#### Task brief
Transcribe everything in the data word for word. Pictures are left out.

#### Dataset section

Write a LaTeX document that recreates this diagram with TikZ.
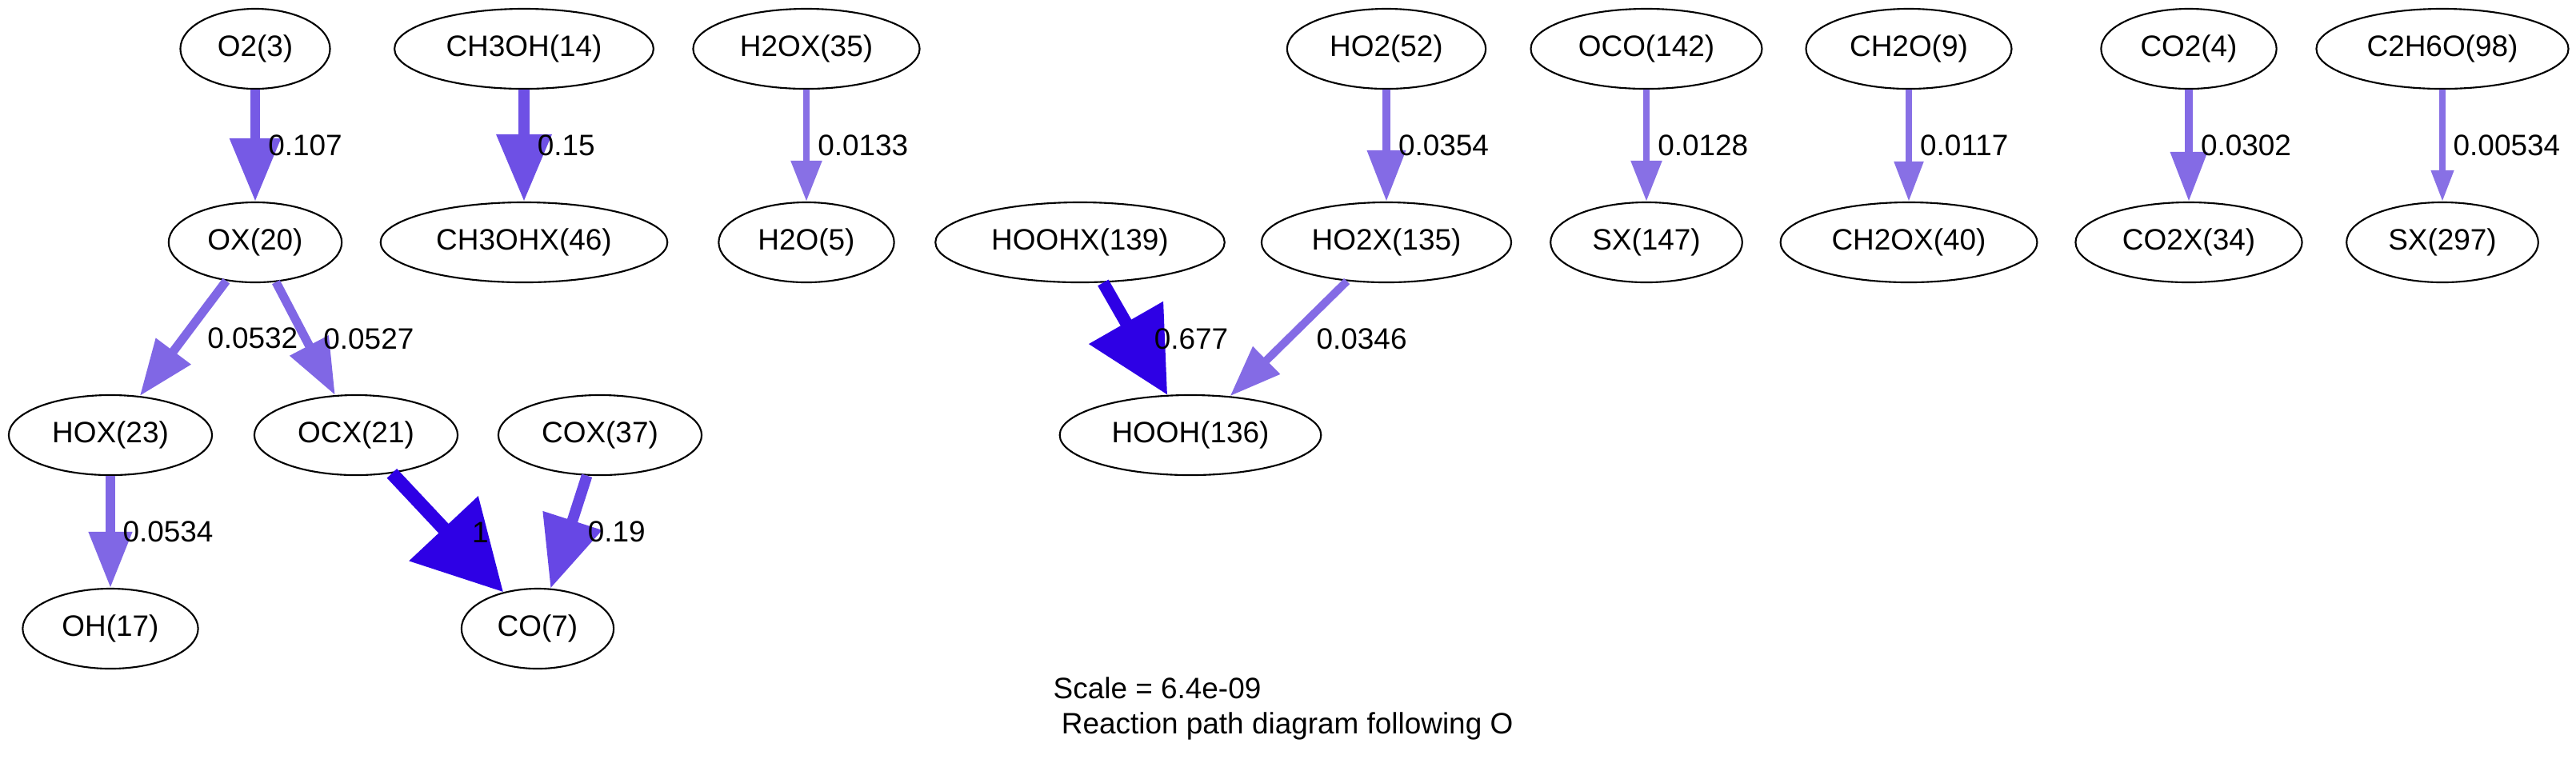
\documentclass[tikz,border=0pt]{standalone}
\usepackage{fontspec}
\setmainfont{Liberation Sans}
\usetikzlibrary{arrows.meta,shapes.geometric}
\definecolor{cA}{rgb}{0.180,0.000,0.9}
\definecolor{cB}{rgb}{0.403,0.279,0.9}
\definecolor{cC}{rgb}{0.432,0.315,0.9}
\definecolor{cD}{rgb}{0.463,0.354,0.9}
\definecolor{cE}{rgb}{0.502,0.402,0.9}
\definecolor{cF}{rgb}{0.516,0.420,0.9}
\definecolor{cG}{rgb}{0.533,0.441,0.9}
\def\spfont{\fontsize{10.5}{12.6}\selectfont}

\begin{document}
\begin{tikzpicture}[x=0.01cm, y=-0.01cm,
  sp/.style={ellipse, draw, line width=0.6pt, minimum width=1.87cm, minimum height=1cm, inner xsep=0.17cm, inner ysep=0pt, font=\spfont},
  rxn/.style 2 args={-{Triangle[length=#1, width=#2]}},
  flab/.style={right, pos=0.5, inner sep=0pt, xshift=0.1cm, font=\spfont}]
			\useasboundingbox (0, 0) rectangle (3220, 953);
			%%%%% species %%%%%
			\node[sp] (o2) at (319, 61) {O2(3)};
			\node[sp] (ch3oh) at (655, 61) {CH3OH(14)};
			\node[sp] (h2ox) at (1008, 61) {H2OX(35)};
			\node[sp] (ho2) at (1733, 61) {HO2(52)};
			\node[sp] (oco) at (2058, 61) {OCO(142)};
			\node[sp] (ch2o) at (2386, 61) {CH2O(9)};
			\node[sp] (co2) at (2736, 61) {CO2(4)};
			\node[sp] (c2h6o) at (3053, 61) {C2H6O(98)};
			
			\node[sp] (ox) at (319, 303) {OX(20)};
			\node[sp] (ch3ohx) at (655, 303) {CH3OHX(46)};
			\node[sp] (h2o) at (1008, 303) {H2O(5)};
			\node[sp] (hoohx) at (1350, 303) {HOOHX(139)};
			\node[sp] (ho2x) at (1733, 303) {HO2X(135)};
			\node[sp] (sxa) at (2058, 303) {SX(147)};
			\node[sp] (ch2ox) at (2386, 303) {CH2OX(40)};
			\node[sp] (co2x) at (2736, 303) {CO2X(34)};
			\node[sp] (sxb) at (3053, 303) {SX(297)};
			
			\node[sp] (hox) at (138, 544) {HOX(23)};
			\node[sp] (ocx) at (445, 544) {OCX(21)};
			\node[sp] (cox) at (750, 544) {COX(37)};
			\node[sp] (hooh) at (1488, 544) {HOOH(136)};
			
			\node[sp] (oh) at (138, 786) {OH(17)};
			\node[sp] (co) at (672, 786) {CO(7)};
			
			%%%%% fluxes %%%%%
			\draw[rxn={0.79cm}{0.61cm}, line width=0.125cm, draw=cD] (o2) -- node[flab] {0.107} (ox);
			\draw[rxn={0.84cm}{0.66cm}, line width=0.135cm, draw=cC] (ch3oh) -- node[flab] {0.15} (ch3ohx);
			\draw[rxn={0.51cm}{0.37cm}, line width=0.085cm, draw=cG] (h2ox) -- node[flab] {0.0133} (h2o);
			\draw[rxn={0.64cm}{0.46cm}, line width=0.100cm, draw=cF] (ho2) -- node[flab] {0.0354} (ho2x);
			\draw[rxn={0.51cm}{0.37cm}, line width=0.085cm, draw=cG] (oco) -- node[flab] {0.0128} (sxa);
			\draw[rxn={0.50cm}{0.35cm}, line width=0.083cm, draw=cG] (ch2o) -- node[flab] {0.0117} (ch2ox);
			\draw[rxn={0.62cm}{0.44cm}, line width=0.100cm, draw=cF] (co2) -- node[flab] {0.0302} (co2x);
			\draw[rxn={0.39cm}{0.27cm}, line width=0.073cm, draw=cG] (c2h6o) -- node[flab] {0.00534} (sxb);
			
			\draw[rxn={0.70cm}{0.52cm}, line width=0.110cm, draw=cE] (ox) -- node[flab, xshift=0.15cm] {0.0532} (hox);
			\draw[rxn={0.70cm}{0.52cm}, line width=0.110cm, draw=cE] (ox) -- node[flab, xshift=0.07cm] {0.0527} (ocx);
			\draw[rxn={1.04cm}{1.03cm}, line width=0.155cm, draw=cA] (hoohx) -- node[flab, xshift=0.06cm] {0.677} (hooh);
			\draw[rxn={0.64cm}{0.46cm}, line width=0.100cm, draw=cF] (ho2x) -- node[flab, xshift=0.2cm] {0.0346} (hooh);
			
			\draw[rxn={0.70cm}{0.52cm}, line width=0.110cm, draw=cE] (hox) -- node[flab] {0.0534} (oh);
			\draw[rxn={1.09cm}{1.14cm}, line width=0.170cm, draw=cA] (ocx) -- node[flab, xshift=0.12cm] {1} (co);
			\draw[rxn={0.89cm}{0.74cm}, line width=0.137cm, draw=cB] (cox) -- node[flab, xshift=0.07cm] {0.19} (co);
			
			\node[anchor=west, align=left, inner sep=0pt, font=\spfont] (title) at (1316, 886) {Scale = 6.4e-09\\\ Reaction path diagram following O};
			%%%%% END %%%%%
\end{tikzpicture}
\end{document}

#### Answer to the task
Write a LaTeX document that recreates this diagram with TikZ.
\documentclass[tikz,border=0pt]{standalone}
\usepackage{fontspec}
\setmainfont{Liberation Sans}
\usetikzlibrary{arrows.meta,shapes.geometric}
\definecolor{cA}{rgb}{0.180,0.000,0.9}
\definecolor{cB}{rgb}{0.403,0.279,0.9}
\definecolor{cC}{rgb}{0.432,0.315,0.9}
\definecolor{cD}{rgb}{0.463,0.354,0.9}
\definecolor{cE}{rgb}{0.502,0.402,0.9}
\definecolor{cF}{rgb}{0.516,0.420,0.9}
\definecolor{cG}{rgb}{0.533,0.441,0.9}
\def\spfont{\fontsize{10.5}{12.6}\selectfont}

\begin{document}
\begin{tikzpicture}[x=0.01cm, y=-0.01cm,
  sp/.style={ellipse, draw, line width=0.6pt, minimum width=1.87cm, minimum height=1cm, inner xsep=0.17cm, inner ysep=0pt, font=\spfont},
  rxn/.style 2 args={-{Triangle[length=#1, width=#2]}},
  flab/.style={right, pos=0.5, inner sep=0pt, xshift=0.1cm, font=\spfont}]
			\useasboundingbox (0, 0) rectangle (3220, 953);
			%%%%% species %%%%%
			\node[sp] (o2) at (319, 61) {O2(3)};
			\node[sp] (ch3oh) at (655, 61) {CH3OH(14)};
			\node[sp] (h2ox) at (1008, 61) {H2OX(35)};
			\node[sp] (ho2) at (1733, 61) {HO2(52)};
			\node[sp] (oco) at (2058, 61) {OCO(142)};
			\node[sp] (ch2o) at (2386, 61) {CH2O(9)};
			\node[sp] (co2) at (2736, 61) {CO2(4)};
			\node[sp] (c2h6o) at (3053, 61) {C2H6O(98)};
			
			\node[sp] (ox) at (319, 303) {OX(20)};
			\node[sp] (ch3ohx) at (655, 303) {CH3OHX(46)};
			\node[sp] (h2o) at (1008, 303) {H2O(5)};
			\node[sp] (hoohx) at (1350, 303) {HOOHX(139)};
			\node[sp] (ho2x) at (1733, 303) {HO2X(135)};
			\node[sp] (sxa) at (2058, 303) {SX(147)};
			\node[sp] (ch2ox) at (2386, 303) {CH2OX(40)};
			\node[sp] (co2x) at (2736, 303) {CO2X(34)};
			\node[sp] (sxb) at (3053, 303) {SX(297)};
			
			\node[sp] (hox) at (138, 544) {HOX(23)};
			\node[sp] (ocx) at (445, 544) {OCX(21)};
			\node[sp] (cox) at (750, 544) {COX(37)};
			\node[sp] (hooh) at (1488, 544) {HOOH(136)};
			
			\node[sp] (oh) at (138, 786) {OH(17)};
			\node[sp] (co) at (672, 786) {CO(7)};
			
			%%%%% fluxes %%%%%
			\draw[rxn={0.79cm}{0.61cm}, line width=0.125cm, draw=cD] (o2) -- node[flab] {0.107} (ox);
			\draw[rxn={0.84cm}{0.66cm}, line width=0.135cm, draw=cC] (ch3oh) -- node[flab] {0.15} (ch3ohx);
			\draw[rxn={0.51cm}{0.37cm}, line width=0.085cm, draw=cG] (h2ox) -- node[flab] {0.0133} (h2o);
			\draw[rxn={0.64cm}{0.46cm}, line width=0.100cm, draw=cF] (ho2) -- node[flab] {0.0354} (ho2x);
			\draw[rxn={0.51cm}{0.37cm}, line width=0.085cm, draw=cG] (oco) -- node[flab] {0.0128} (sxa);
			\draw[rxn={0.50cm}{0.35cm}, line width=0.083cm, draw=cG] (ch2o) -- node[flab] {0.0117} (ch2ox);
			\draw[rxn={0.62cm}{0.44cm}, line width=0.100cm, draw=cF] (co2) -- node[flab] {0.0302} (co2x);
			\draw[rxn={0.39cm}{0.27cm}, line width=0.073cm, draw=cG] (c2h6o) -- node[flab] {0.00534} (sxb);
			
			\draw[rxn={0.70cm}{0.52cm}, line width=0.110cm, draw=cE] (ox) -- node[flab, xshift=0.15cm] {0.0532} (hox);
			\draw[rxn={0.70cm}{0.52cm}, line width=0.110cm, draw=cE] (ox) -- node[flab, xshift=0.07cm] {0.0527} (ocx);
			\draw[rxn={1.04cm}{1.03cm}, line width=0.155cm, draw=cA] (hoohx) -- node[flab, xshift=0.06cm] {0.677} (hooh);
			\draw[rxn={0.64cm}{0.46cm}, line width=0.100cm, draw=cF] (ho2x) -- node[flab, xshift=0.2cm] {0.0346} (hooh);
			
			\draw[rxn={0.70cm}{0.52cm}, line width=0.110cm, draw=cE] (hox) -- node[flab] {0.0534} (oh);
			\draw[rxn={1.09cm}{1.14cm}, line width=0.170cm, draw=cA] (ocx) -- node[flab, xshift=0.12cm] {1} (co);
			\draw[rxn={0.89cm}{0.74cm}, line width=0.137cm, draw=cB] (cox) -- node[flab, xshift=0.07cm] {0.19} (co);
			
			\node[anchor=west, align=left, inner sep=0pt, font=\spfont] (title) at (1316, 886) {Scale = 6.4e-09\\\ Reaction path diagram following O};
			%%%%% END %%%%%
\end{tikzpicture}
\end{document}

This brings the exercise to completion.